No Guarani Retã, percebemos inseridos dentro de Argentina, Brasil e Paraguai, competindo com os províncias/estados/departamentos, as “cidades” do povo Guarani. Segundo consta no caderno que acompanha o Mapa Guarani foram identificadas 500 aldeias, aproximadamente, no documento cartográfico. E olhando o Mapa é fácil perceber que “os Guarani constituem uma das populações indígenas de maior presença territorial no continente sul americano”. Os Pai Tavyterã/Kaiowá, Mbyá, Aché, Ava/Ñandeva, que formam os povos guarani, são os que foram identificadas tendo plena presença no Mapa Guarani, na região de fronteira do Paraguai, Argentina e Brasil. O Guarani Retã mostra “onde vivem, quantos são, como se denominam seus lugares e quais são as ameaças de destruição de seu espaço de vida”. Dá uma perfeita leitura da presença das hidrelétricas, das comunidades deslocadas por essas construções, indica a vida que se mexe entre a agricultura mecanizada, cidades e pântanos, pastos e beiras de rodovias, matas e confinamentos.
Os nomes das aldeias, povoados, reservas, comunidades, em língua guarani, são sugestivos e variados e vão se juntando como se fosse uma grande manifestação sem fim de astros e estrelas espelhados e espalhados sobre a terra, sem que os interrompam limites ou fronteiras nenhuma. Embora ilhados, estão unidos, comunicados.
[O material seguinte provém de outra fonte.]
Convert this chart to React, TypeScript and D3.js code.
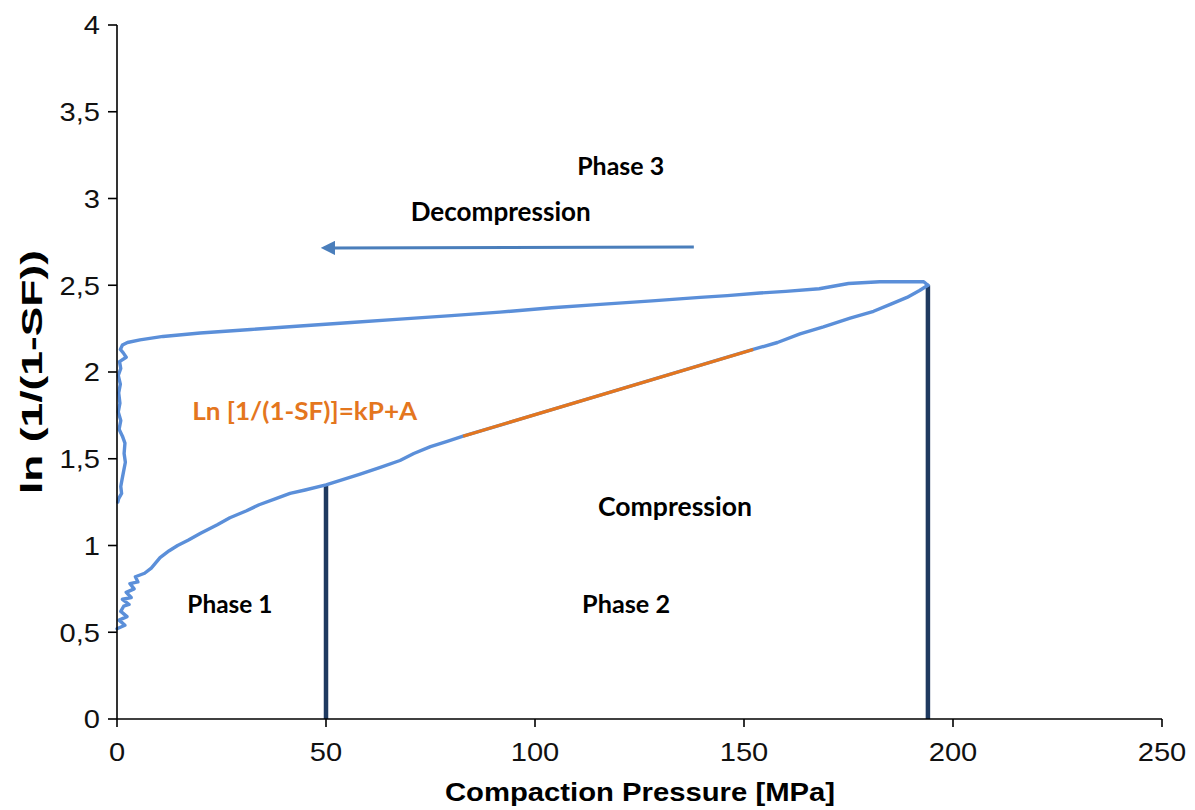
import * as d3 from 'd3'

const W = 1195
const H = 810
const MARGIN = { top: 25, right: 33, bottom: 91, left: 117 }

const X_TICKS = [0, 50, 100, 150, 200, 250]
const Y_TICKS = [0, 0.5, 1, 1.5, 2, 2.5, 3, 3.5, 4]

// compression branch: [pressure MPa, ln(1/(1-SF))]
const COMPRESSION: [number, number][] = [
  [0.0, 0.52], [1.9, 0.54], [0.5, 0.57], [2.4, 0.59], [0.9, 0.62], [1.6, 0.65],
  [2.9, 0.66], [1.3, 0.69], [3.4, 0.7], [2.2, 0.73], [4.1, 0.75], [3.1, 0.78],
  [5.0, 0.79], [4.4, 0.82], [6.6, 0.84], [8.2, 0.87], [10.3, 0.93], [12.5, 0.97],
  [14.5, 1.0], [17.0, 1.03], [20, 1.07], [24, 1.12], [27, 1.16], [31, 1.2],
  [34, 1.235], [38, 1.27], [41.4, 1.3], [45, 1.32], [50, 1.35], [54, 1.38],
  [58, 1.41], [63, 1.45], [67.7, 1.49], [71, 1.53], [75, 1.57], [79, 1.6],
  [82.8, 1.63], [152.2, 2.13], [158, 2.17], [163.4, 2.22], [169, 2.26],
  [175.4, 2.31], [181, 2.35], [185, 2.39], [189, 2.43], [192, 2.47], [194, 2.5]
]

// linear fit region shown in orange
const FIT: [number, number][] = [[82.8, 1.63], [152.2, 2.13]]

// decompression branch
const DECOMPRESSION: [number, number][] = [
  [194, 2.5], [193, 2.52], [182.5, 2.52], [175, 2.51], [168, 2.48], [160, 2.465],
  [153.8, 2.455], [146, 2.44], [139.5, 2.43], [128, 2.41], [115.6, 2.39],
  [104, 2.37], [91.6, 2.345], [80, 2.325], [67.7, 2.305], [56, 2.285],
  [43.8, 2.265], [32, 2.245], [19.9, 2.225], [11, 2.205], [5.5, 2.185],
  [2.5, 2.17], [1.3, 2.155], [0.8, 2.13], [1.5, 2.11], [2.2, 2.085],
  [0.6, 2.06], [0.9, 2.02], [0.3, 1.98], [0.8, 1.93], [0.4, 1.88], [0.7, 1.82],
  [0.3, 1.77], [0.9, 1.72], [0.5, 1.67], [1.3, 1.63], [1.9, 1.59], [1.7, 1.53],
  [2.0, 1.48], [1.6, 1.43], [1.2, 1.38], [0.9, 1.34], [1.1, 1.3], [0.4, 1.27], [0.2, 1.25]
]

const PHASE_LINES = [
  { p: 50, top: 1.35 },
  { p: 194, top: 2.5 }
]

const ARROW = { from: [138, 2.72], to: [51.5, 2.715] }

const LABELS = [
  { text: 'Phase 3', p: 120.5, v: 3.175, size: 25, len: 87, color: '#000' },
  { text: 'Decompression', p: 91.8, v: 2.91, size: 26, len: 180, color: '#000' },
  { text: 'Ln [1/(1-SF)]=kP+A', p: 44.9, v: 1.76, size: 25, len: 225, color: '#E4761E' },
  { text: 'Compression', p: 133.5, v: 1.21, size: 26, len: 154, color: '#000' },
  { text: 'Phase 1', p: 27, v: 0.65, size: 25, len: 85, color: '#000' },
  { text: 'Phase 2', p: 121.8, v: 0.65, size: 25, len: 88, color: '#000' }
]

export default function App() {
  const innerW = W - MARGIN.left - MARGIN.right
  const innerH = H - MARGIN.top - MARGIN.bottom

  const x = d3.scaleLinear().domain([0, 250]).range([0, innerW])
  const y = d3.scaleLinear().domain([0, 4]).range([innerH, 0])

  const line = d3.line<[number, number]>()
    .x(d => x(d[0]))
    .y(d => y(d[1]))

  const fmt = (v: number) => String(v).replace('.', ',')
  const labelFont = 'Lato, "Open Sans", sans-serif'
  const axisFont = '"Liberation Sans", Arial, sans-serif'
  const stretch = 1.12

  return (
    <svg width={W} height={H} style={{ position: 'absolute', left: 0, top: 0, background: '#fff' }}>
      <defs>
        <marker id="arrowhead" viewBox="0 0 10 10" refX="2" refY="5"
          markerWidth="4.8" markerHeight="4.8" orient="auto-start-reverse">
          <path d="M0,0 L10,5 L0,10 z" fill="#4A7EBB" />
        </marker>
      </defs>
      <g transform={`translate(${MARGIN.left}, ${MARGIN.top})`}>
        {/* Phase separators */}
        {PHASE_LINES.map(d => (
          <line key={d.p} x1={x(d.p)} x2={x(d.p)} y1={y(0)} y2={y(d.top)}
            stroke="#1F3A60" strokeWidth={4.5} />
        ))}

        {/* Curves */}
        <path d={line(DECOMPRESSION) || ''} fill="none" stroke="#5B8FD9" strokeWidth={3.4}
          strokeLinejoin="round" strokeLinecap="round" />
        <path d={line(COMPRESSION) || ''} fill="none" stroke="#5B8FD9" strokeWidth={3.4}
          strokeLinejoin="round" strokeLinecap="round" />
        <path d={line(FIT) || ''} fill="none" stroke="#E4761E" strokeWidth={3.2} />

        {/* Arrow */}
        <line x1={x(ARROW.from[0])} y1={y(ARROW.from[1])} x2={x(ARROW.to[0])} y2={y(ARROW.to[1])}
          stroke="#4A7EBB" strokeWidth={3} markerEnd="url(#arrowhead)" />

        {/* Annotations */}
        {LABELS.map(l => (
          <text key={l.text} x={x(l.p) - l.len / 2} y={y(l.v)} dominantBaseline="middle"
            textLength={l.len} lengthAdjust="spacingAndGlyphs"
            fontFamily={labelFont} fontWeight="bold" fontSize={l.size} fill={l.color}>
            {l.text}
          </text>
        ))}

        {/* Axes */}
        <line x1={0} x2={innerW} y1={innerH} y2={innerH} stroke="#000" strokeWidth={1.6} />
        <line x1={0} x2={0} y1={0} y2={innerH} stroke="#000" strokeWidth={1.6} />
        {X_TICKS.map(t => (
          <g key={t} transform={`translate(${x(t)}, ${innerH})`}>
            <line y1={0} y2={8} stroke="#000" strokeWidth={1.6} />
            <text transform={`translate(0, 42) scale(${stretch}, 1)`} textAnchor="middle"
              fontFamily={axisFont} fontSize={26} fill="#111">{t}</text>
          </g>
        ))}
        {Y_TICKS.map(t => (
          <g key={t} transform={`translate(0, ${y(t)})`}>
            <line x1={-9} x2={0} stroke="#000" strokeWidth={1.6} />
            <text transform={`translate(-17, 0) scale(${stretch}, 1)`} dy="0.36em" textAnchor="end"
              fontFamily={axisFont} fontSize={26} fill="#111">{fmt(t)}</text>
          </g>
        ))}

        <text x={445 - MARGIN.left} y={801 - MARGIN.top} textLength={390} lengthAdjust="spacingAndGlyphs"
          fontFamily={axisFont} fontWeight="bold" fontSize={26} fill="#000">
          Compaction Pressure [MPa]
        </text>
        <text transform={`translate(${42 - MARGIN.left}, ${494 - MARGIN.top}) rotate(-90)`}
          textLength={244} lengthAdjust="spacingAndGlyphs"
          fontFamily={axisFont} fontWeight="bold" fontSize={30} fill="#000">
          ln (1/(1-SF))
        </text>
      </g>
    </svg>
  )
}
Embora submetidos, empurrados, e oprimidos pelo outro mapa que não deixa que os enxerguem, são como exércitos de resistência contra a destruição das ultimas reservas e oxigênios que restam nos seus tekoha tradicionais. O mapa Guarani será uma ferramenta de luta dos povos guarani e será preciso que sua existência cartográfica e humana seja considerada pelos governos nacionais perante o privilégio exclusivo que têm os mapas dos agressores, os de sempre e os de turno, na hora de privilegiar só o mapa do lucro e do agronegócio.